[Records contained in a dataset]
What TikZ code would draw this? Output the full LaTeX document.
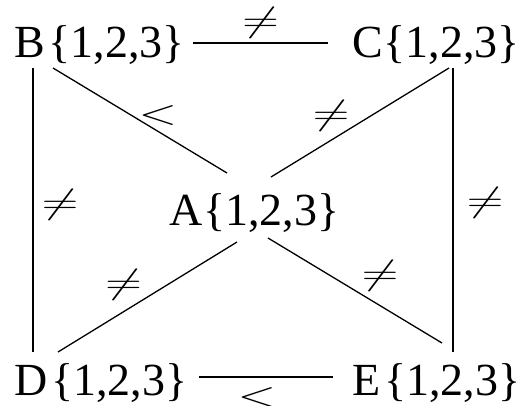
\RequirePackage{fix-cm}
\documentclass[tikz,border=0pt]{standalone}
\usepackage{graphicx}
\usepackage{fontspec}
\setmainfont{Liberation Serif}
\usetikzlibrary{positioning}

\newcommand{\neqlbl}{\scalebox{1.1}[0.75]{$\neq$}}
\newcommand{\ltlbl}{\scalebox{1.1}[0.78]{$<$}}

\begin{document}
\begin{tikzpicture}[
    x=1bp, y=-1bp,
    var/.style={inner sep=0pt, anchor=base west, font=\fontsize{46bp}{55bp}\selectfont},
    lbl/.style={inner sep=0pt, font=\fontsize{46bp}{55bp}\selectfont},
    link/.style={line width=1.3bp}
]
\useasboundingbox (0,0) rectangle (530,405);

\node[var] (B) at (14,57) {B\kern4bp\{1,2,3\}};
\node[var] (C) at (352,57) {C\kern1bp\{1,2,3\}};
\node[var] (A) at (169,225) {A\kern1bp\{1,2,3\}};
\node[var] (D) at (14,395) {D\kern4bp\{1,2,3\}};
\node[var] (E) at (352,395) {E\kern4bp\{1,2,3\}};

% top and bottom
\draw[link] ([xshift=8bp,yshift=14bp]B.base east) -- node[lbl, yshift=20bp] {\neqlbl} ([xshift=-24bp,yshift=14bp]C.base west);
\draw[link] ([xshift=11bp,yshift=18bp]D.base east) -- node[lbl, xshift=-9bp, yshift=-21bp] {\ltlbl} ([xshift=-19bp,yshift=18bp]E.base west);

% sides
\draw[link] ([xshift=19bp,yshift=-11bp]B.base west) -- node[lbl, xshift=27bp, yshift=5bp] {\neqlbl} ([xshift=19bp,yshift=43bp]D.base west);
\draw[link] ([xshift=101bp,yshift=-11bp]C.base west) -- node[lbl, xshift=32bp, yshift=7bp] {\neqlbl} ([xshift=101bp,yshift=43bp]E.base west);

% to A
\draw[link] ([xshift=39bp,yshift=-11bp]B.base west) -- node[lbl, xshift=18bp, yshift=5bp] {\ltlbl} ([xshift=58bp,yshift=52bp]A.base west);
\draw[link] ([xshift=97bp,yshift=-11bp]C.base west) -- node[lbl, xshift=-29bp, yshift=7bp] {\neqlbl} ([xshift=102bp,yshift=48bp]A.base west);
\draw[link] ([xshift=44bp,yshift=43bp]D.base west) -- node[lbl, xshift=-24bp, yshift=12bp] {\neqlbl} ([xshift=68bp,yshift=-17bp]A.base west);
\draw[link] ([xshift=99bp,yshift=-13bp]A.base west) -- node[lbl, xshift=25bp, yshift=15bp] {\neqlbl} ([xshift=90bp,yshift=52bp]E.base west);

\end{tikzpicture}
\end{document}
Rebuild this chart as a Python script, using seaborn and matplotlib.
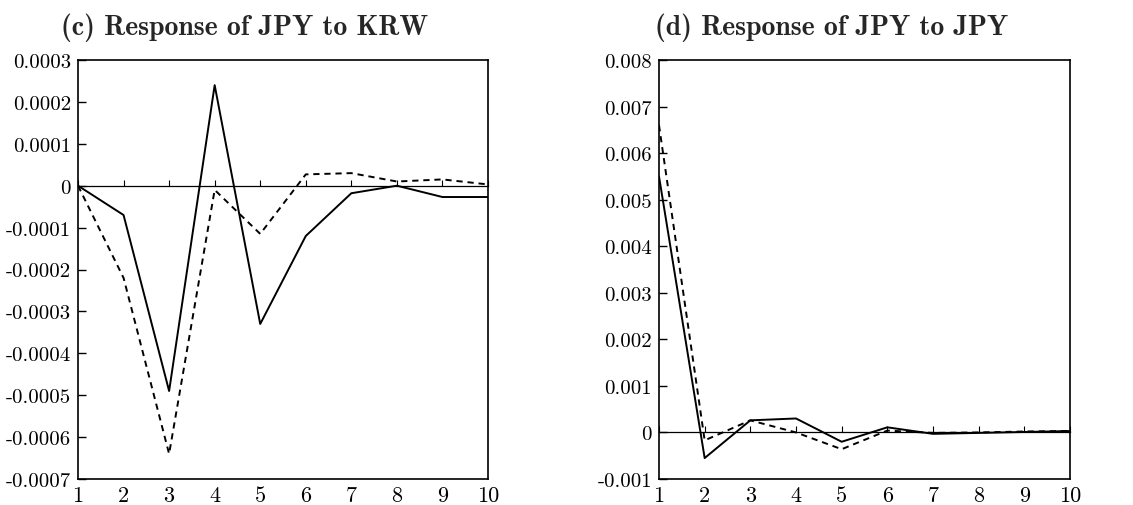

> **TASK DESCRIPTION**
All entries must be written out again exactly as given, with no pictures in the copy.

> **THE COMPLETED TASK**
What TikZ code would draw this? Output the full LaTeX document.
\RequirePackage{fix-cm}
\documentclass[tikz,border=0pt]{standalone}
\usepackage{graphicx}
\usepackage{fontspec}
\setmainfont{Liberation Serif}
\usetikzlibrary{positioning}

\newcommand{\neqlbl}{\scalebox{1.1}[0.75]{$\neq$}}
\newcommand{\ltlbl}{\scalebox{1.1}[0.78]{$<$}}

\begin{document}
\begin{tikzpicture}[
    x=1bp, y=-1bp,
    var/.style={inner sep=0pt, anchor=base west, font=\fontsize{46bp}{55bp}\selectfont},
    lbl/.style={inner sep=0pt, font=\fontsize{46bp}{55bp}\selectfont},
    link/.style={line width=1.3bp}
]
\useasboundingbox (0,0) rectangle (530,405);

\node[var] (B) at (14,57) {B\kern4bp\{1,2,3\}};
\node[var] (C) at (352,57) {C\kern1bp\{1,2,3\}};
\node[var] (A) at (169,225) {A\kern1bp\{1,2,3\}};
\node[var] (D) at (14,395) {D\kern4bp\{1,2,3\}};
\node[var] (E) at (352,395) {E\kern4bp\{1,2,3\}};

% top and bottom
\draw[link] ([xshift=8bp,yshift=14bp]B.base east) -- node[lbl, yshift=20bp] {\neqlbl} ([xshift=-24bp,yshift=14bp]C.base west);
\draw[link] ([xshift=11bp,yshift=18bp]D.base east) -- node[lbl, xshift=-9bp, yshift=-21bp] {\ltlbl} ([xshift=-19bp,yshift=18bp]E.base west);

% sides
\draw[link] ([xshift=19bp,yshift=-11bp]B.base west) -- node[lbl, xshift=27bp, yshift=5bp] {\neqlbl} ([xshift=19bp,yshift=43bp]D.base west);
\draw[link] ([xshift=101bp,yshift=-11bp]C.base west) -- node[lbl, xshift=32bp, yshift=7bp] {\neqlbl} ([xshift=101bp,yshift=43bp]E.base west);

% to A
\draw[link] ([xshift=39bp,yshift=-11bp]B.base west) -- node[lbl, xshift=18bp, yshift=5bp] {\ltlbl} ([xshift=58bp,yshift=52bp]A.base west);
\draw[link] ([xshift=97bp,yshift=-11bp]C.base west) -- node[lbl, xshift=-29bp, yshift=7bp] {\neqlbl} ([xshift=102bp,yshift=48bp]A.base west);
\draw[link] ([xshift=44bp,yshift=43bp]D.base west) -- node[lbl, xshift=-24bp, yshift=12bp] {\neqlbl} ([xshift=68bp,yshift=-17bp]A.base west);
\draw[link] ([xshift=99bp,yshift=-13bp]A.base west) -- node[lbl, xshift=25bp, yshift=15bp] {\neqlbl} ([xshift=90bp,yshift=52bp]E.base west);

\end{tikzpicture}
\end{document}
Rebuild this chart as a Python script, using seaborn and matplotlib.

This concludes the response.